Démolie par le drame, mais aussi par la façon dont on l'a rapporté publiquement dans les journaux, ulcérée par les reproches du père, la jeune femme a quitté sa job de sauveteur. Elle a passé un été misérable, ça va un peu mieux maintenant et elle compte sur la reprise des cours au cégep pour oublier tout ça. Ce qu'elle voudrait dire, cependant, avant de tourner la page, et c'est pour cela qu'elle m'a écrit en insistant bien pour que cela ne prenne pas des allures de règlement de comptes et surtout pour que les malheureux acteurs de ce drame ne soient ni identifiés, ni identifiables, ce qu'elle me prie de communiquer aux parents, c'est qu'on ne laisse pas une petite fille de cinq ans aller jouer tout seule dans l'eau.

Eh bien voilà, c'est dit.

FUCKER LA LANGUE -

Je commençais ma chronique de samedi par une parenthèse syntaxique, item-article, spéciaux-aubaines, effets scolaires-fournitures scolaires. Ce que je craignais est arrivé, j'ai reçu une centaine de dénonciations de mauvaises traductions, de fautes relevées ici et là dans des pubs, des articles de journaux, voire dans mes propres chroniques.

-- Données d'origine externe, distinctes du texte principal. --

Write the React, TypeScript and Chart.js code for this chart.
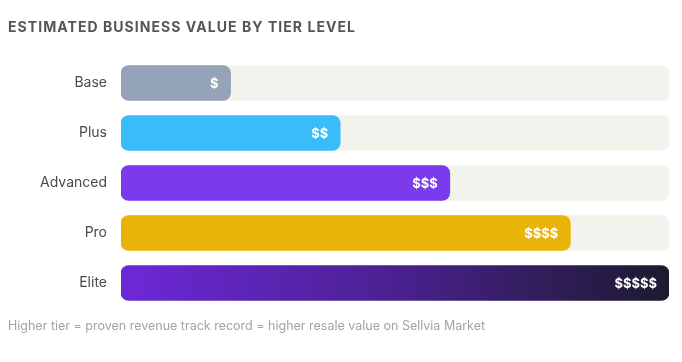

Excusez-moi d'être un peu brutal, je n'en ai rien à foutre. Surtout des mauvaises traductions. Depuis trente ans bientôt que je travaille à La Presse, je reçois au moins une mauvaise traduction par jour d'un téteux scandalisé : c'tu effrayant monsieur Foglia.

M'en crisse, monsieur Chose.

Je ne suis pas le père-la-virgule que vous croyez. Les fautes, rien à foutre. A moins, À MOINS qu'elles consacrent une pratique généralisée, qu'elles aient force de mauvais exemple universel. Ce n'est la faute qui me fait freaker, c'est son origine. L'école par exemple. Une faute qui vient de l'école est toujours un scandale, toujours un crime commis contre le langage puisque l'école est le moule du langage. Est-ce si difficile a comprendre ?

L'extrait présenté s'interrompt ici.